Clearly, the required level of catalysis to cause RAF sets to arise is higher in the TAP model (five to seven reactions catalyzed per molecule type, on average) than in the binary polymer model (one to two). However, this can be explained by the fact that in the TAP model there is always only one reaction that produces a given molecular species, whereas in the binary polymer model there are multiple reactions that can produce a given polymer. In other words, there is a large amount of redundancy in the reaction networks resulting from the binary polymer model, allowing for a lower level of catalysis (given that only one or two of the multiple reactions that produce a given polymer need to be catalyzed).
Note also that we restricted the chemical reactions in the TAP model to only generate one product. In general, reactions can produce more than one product, in which case there could be significantly more molecular species than reactions. It is therefore expected that in such a more general model version the required level of catalysis
f will be lower than the five to seven suggested by
Figure 5.
4. Conclusions
We reinterpreted a simple model of combinatorial innovation known as TAP (theory of the adjacent possible) in the context of chemical evolution and autocatalytic sets. We then derived theoretical expressions for the probabilities of such autocatalytic sets arising in instances of the TAP model. These theoretical predictions were verified with results from computer simulations.
These results show that autocatalytic sets do indeed have a high probability of arising in instances of the TAP model, given a large enough number of molecular species and/or level of catalysis. Of course this is still a very general model, as it is assumed that any molecular species can chemically react with any other, and catalysis is assigned randomly. However, previous work on a related model, known as the binary polymer model, showed that more realistic assumptions can be easily incorporated in such a model, and do not change the overall results very much, at least not qualitatively. Moreover, the quantitative changes can often be predicted from the more general basic model version [
18].
Generally, the level of catalysis (i.e., the average number of reactions catalyzed per molecule type) needs to be somewhat higher in the TAP model than in the binary polymer model. However, this can be explained by the redundancy present in reaction networks resulting from the binary polymer model.
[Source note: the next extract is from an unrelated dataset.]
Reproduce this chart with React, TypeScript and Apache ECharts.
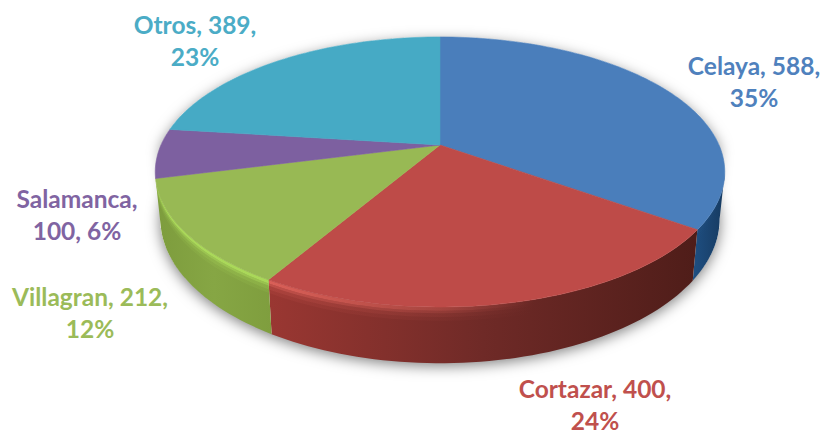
import React, { useEffect, useRef } from "react";
import * as echarts from "echarts";

const categories = ["Celaya", "Cortazar", "Villagran", "Salamanca", "Otros"];
const values = [588, 400, 212, 100, 389];
const percents = [35, 24, 12, 6, 23];
const labelLines = [
  ["Celaya, 588,", "35%"],
  ["Cortazar, 400,", "24%"],
  ["Villagran, 212,", "12%"],
  ["Salamanca,", "100, 6%"],
  ["Otros, 389,", "23%"],
];
const total = values.reduce((a, b) => a + b, 0);

const labelColors = ["#4f81bd", "#c0504d", "#9bbb59", "#8064a2", "#4bacc6"];
const faceColors = ["#4a7ebb", "#be4b48", "#98b954", "#7d60a0", "#46aac5"];
const wallStops: string[][] = [
  ["#1f4f82", "#163a60"],
  ["#9a3732", "#6f2a27", "#4f1d19"],
  ["#7d9c3d", "#86a644", "#7f9e3e"],
  ["#5f4a80", "#5f4a80"],
  ["#2f7f95", "#2f7f95"],
];
const rimColors = ["#2f659e", "#e0645c", "#aede5c", "#8064a2", "#4bacc6"];
const rimEnd = [0, 0, 1, 0, 0];
const rimStart = [0.15, 1, 1, 0, 0];

// Perspective model of the pie's disc
const CX = 440, CY = 145, A = 279, B = 129.6, K = 0.2, DEPTH = 45;
const WALL_FROM = 101.5, WALL_TO = 256;
const labelAnchors = [
  [754, 81], [595, 404], [90, 312], [77, 214], [195, 40],
];

const rad = (d: number) => (d * Math.PI) / 180;
function project(deg: number, d = 0): number[] {
  const X = Math.sin(rad(deg));
  const Y = -Math.cos(rad(deg));
  const w = 1 - K * Y;
  const f = 1 - (0.018 * d) / DEPTH;
  return [CX + (A * f * X) / w, CY + (B * Y) / w + d / w];
}
function arcPoints(from: number, to: number, d = 0): number[][] {
  const n = Math.max(2, Math.ceil((to - from) / 1.5));
  const pts: number[][] = [];
  for (let i = 0; i <= n; i++) pts.push(project(from + ((to - from) * i) / n, d));
  return pts;
}
function band(from: number, to: number, d0: number, d1: number): number[][] {
  return arcPoints(from, to, d0).concat(arcPoints(from, to, d1).reverse());
}
function sliceRange(i: number): number[] {
  const before = values.slice(0, i).reduce((a, b) => a + b, 0);
  return [(before / total) * 360, ((before + values[i]) / total) * 360];
}
function hGrad(stops: string[]) {
  return new echarts.graphic.LinearGradient(
    0, 0, 1, 0,
    stops.map((color, i) => ({ offset: stops.length > 1 ? i / (stops.length - 1) : 0, color }))
  );
}
function fade(color: string, a0: number, a1: number, mid: number) {
  const n = parseInt(color.slice(1), 16);
  const rgb = `${(n >> 16) & 255},${(n >> 8) & 255},${n & 255}`;
  return new echarts.graphic.LinearGradient(0, 0, 1, 0, [
    { offset: 0, color: `rgba(${rgb},${a0})` },
    { offset: mid, color: `rgba(${rgb},${a1})` },
    { offset: 1, color: `rgba(${rgb},${a1})` },
  ]);
}

function renderSlice(params: any) {
  const i = params.dataIndex;
  const [from, to] = sliceRange(i);
  const children: any[] = [];
  const wf = Math.max(from, WALL_FROM);
  const wt = Math.min(to, WALL_TO);
  if (wt > wf) {
    children.push({
      type: "polygon",
      shape: { points: band(wf, wt, 0, DEPTH) },
      style: { fill: hGrad(wallStops[i]) },
    });
    if (rimStart[i] > 0) {
      const strips = [[0, 3, 0.9], [3, 5, 0.55], [5, 8, 0.25], [8, 11, 0.1]];
      strips.forEach(([d0, d1, alpha]) => {
        // wall runs clockwise, so the left end of the red wall is its brightest end
        const fill = i === 1
          ? new echarts.graphic.LinearGradient(0, 0, 1, 0, [
              { offset: 0, color: `rgba(224,100,92,${alpha})` },
              { offset: 0.42, color: `rgba(224,100,92,${alpha * 0.45})` },
              { offset: 0.62, color: "rgba(224,100,92,0)" },
              { offset: 1, color: "rgba(224,100,92,0)" },
            ])
          : fade(rimColors[i], alpha * rimStart[i], alpha * rimEnd[i], 1);
        children.push({
          type: "polygon",
          shape: { points: band(wf, wt, d0, d1) },
          style: { fill },
        });
      });
    }
  }
  const face = [[CX, CY]].concat(arcPoints(from, to));
  children.push({
    type: "polygon",
    shape: { points: face },
    style: { fill: faceColors[i], stroke: faceColors[i], lineWidth: 0.6 },
  });
  const [lx, ly] = labelAnchors[i];
  children.push({
    type: "text",
    x: lx,
    y: ly,
    style: {
      text: labelLines[i].join("\n"),
      fill: labelColors[i],
      font: 'bold 24.5px Lato',
      lineHeight: 32,
      align: "center",
      verticalAlign: "middle",
    },
  });
  return { type: "group", children };
}

function renderShadow() {
  return {
    type: "polygon",
    shape: { points: arcPoints(90, 270, DEPTH - 1).concat(arcPoints(270, 450, 0)) },
    style: {
      fill: "#ffffff",
      shadowBlur: 14,
      shadowColor: "rgba(0,0,0,0.5)",
      shadowOffsetY: 4,
    },
  };
}

export default function App() {
  const ref = useRef<HTMLDivElement>(null);
  useEffect(() => {
    const chart = echarts.init(ref.current!, undefined, { renderer: "svg" });
    chart.setOption({
      animation: false,
      backgroundColor: "#ffffff",
      series: [
        {
          type: "custom",
          coordinateSystem: "none",
          silent: true,
          z: 1,
          data: [[total]],
          renderItem: renderShadow,
        },
        {
          type: "custom",
          coordinateSystem: "none",
          silent: true,
          z: 2,
          data: values.map((v, i) => ({ name: categories[i], value: [v, percents[i]] })),
          renderItem: renderSlice,
        },
      ],
    });
    return () => chart.dispose();
  }, []);
  return <div ref={ref} style={{ position: "fixed", left: 0, top: 0, width: 823, height: 433 }} />;
}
One could easily imagine a version of the TAP model where certain molecular species can also be produced by multiple reactions.
In conclusion, the results presented here may suggest a possible step towards the (or an) origin of life, where self-sustaining and reproducing autocatalytic sets arise during a process of chemical evolution. In fact, Wollrab et al. [
4] conclude from their “Miller-type” chemical evolution experiments that “organic catalysts that appear in the broth may well lead to the production of molecular species that would normally not be favored under the conditions in the reactor, further enhancing the molecular richness”. If even just some of those species happen to form a closed loop, mutually catalyzing each other, autocatalytic sets would indeed arise spontaneously.